Pussy Riot versus Putin
23. Dezember 2013Aljochina war im vergangenen Jahr zusammen mit ihren Bandkolleginnen Nadeschda Tolokonnikowa und Jekaterina Samuzewitsch wegen "Rowdytums" zu zwei Jahren Lagerhaft verurteilt worden. Samuzewitsch kam später auf Bewährung frei. Am Montag (23.12.2013) sind nun auch Aljochina und einige Stunden später ihre Mitstreiterin Tolokonnikowa aus der Haft entlassen worden.
"Natürlich gibt es im Knast nichts Gutes", erklärte Putin 1300 Journalisten aus Russland und der ganzen Welt vergangener Woche auf einer Pressekonferenz in Moskau. Aber wenn Nadeschda Tolokonnikova und Maria Aljochina ihm leid täten, dann nicht wegen ihrer Inhaftierung. "Sie tun mir leid, weil sie so tief gefallen sind. Das erniedrigt sie als Frauen."
Die beiden jungen Mütter gehören zum Künstler-Kollektiv Pussy Riot. Es bildete sich im Herbst 2011, als Wladimir Putin erneut für das Präsidentenamt der Russischen Föderation kandidiert hatte. Alle Band-Mitglieder waren in der Protestbewegung, sind mit zahlreichen provokanten Aktionen aufgefallen: In leichten Sommerkleidern und bunten Strümpfen tanzten die maskierten Frauen von Pussy Riot auf öffentlichen Plätzen in Moskau. Auch auf dem Roten Platz sangen sie Songs wie "Befreit das Kopfsteinpflaster" oder "Nieder mit dem Knast, Freiheit dem Protest". Sie forderten freie Wahlen - und vor allem Putins Rücktritt. Für die feministischen Punk-Rockerinnen verkörpert der Präsident "den russischen Männlichkeitswahn".
Eine Aktion und ihre Folgen
Am 21. Februar 2012 versuchten die Frauen Bildmaterial für ihr neues Video in der Erlöser-Kathedrale in Moskau zu drehen. Dafür sprangen mehrere Teilnehmerinnen der Gruppe auf die Stufen des Altars, während andere sie dabei filmten. Insgesamt dauerte die Aktion 41 Sekunden. Auf YouTube tauchte das Material später im Video "Gottesmutter, erlöse uns von Putin!" auf.
Der Song dreht sich um den engen Schulterschluss zwischen dem Kreml und der russisch-orthodoxen Kirche.

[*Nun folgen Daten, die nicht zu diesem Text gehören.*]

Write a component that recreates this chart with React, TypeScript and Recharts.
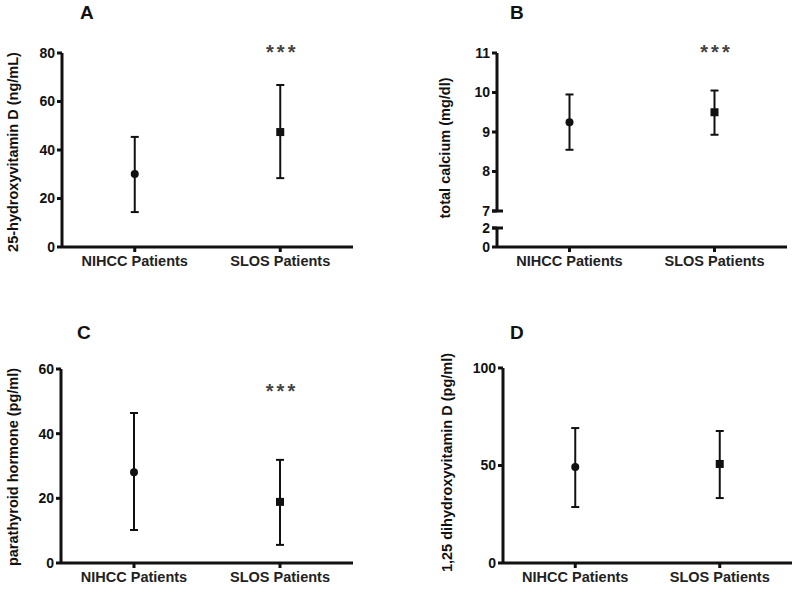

Im Refrain skandieren die Sängerinnen das Wort "Gottesdreck".
Im März 2012 wurden drei Teilnehmerinnen der Aktion festgenommen, dann angeklagt wegen "Rowdytum aus religiösem Hass". In der von Amnesty International als Schauprozess gewerteten Gerichtsverhandlung erging das harte Urteil: Je zwei Jahre Strafkolonie. Die 24-jährige Tolokonnikowa und die ein Jahr ältere Aljochina, Studentinnen der Moskauer Universität und Mütter kleiner Kinder, landeten im Arbeitslager. Dort sollte man den jungen Frauen Manieren beibringen.
Grausame Haftbedingungen
Die jungen Aktivistinnen wurden von der Lagerobrigkeit schikaniert, von Mitinhaftierten gemobbt. Beide haben versucht, sich zu wehren: Aljohina trat in den Hungerstreik. Tolokonnikova schmuggelte einen offenen Brief in die Freiheit. Sie schildert grausame Haftbedingungen und ein ausgeklügeltes System der Erniedrigungen, denen sie und andere inhaftierte Frauen ausgesetzt waren - und sind. Kurzum: Sie schildert die Hölle - in der Tolokonnikova sich nach letzten Meldungen jetzt auch mit Tuberkulose angesteckt haben soll.
Aber Präsident Putin zeigt in Moskau keine Reue: "Sie haben alle Grenzen überschritten!" Die Freilassung der beiden Frauen sei gar nicht seine Entscheidung gewesen. Die Staatsduma habe sich für eine Generalamnestie ausgesprochen. Tolokonnikova und Aljochina sind zwar aus der Haft entlassen, doch schon jetzt scheint klar: Auch in der Freiheit wird es für die musikalischen Aktivistinnen keine Versöhnung geben.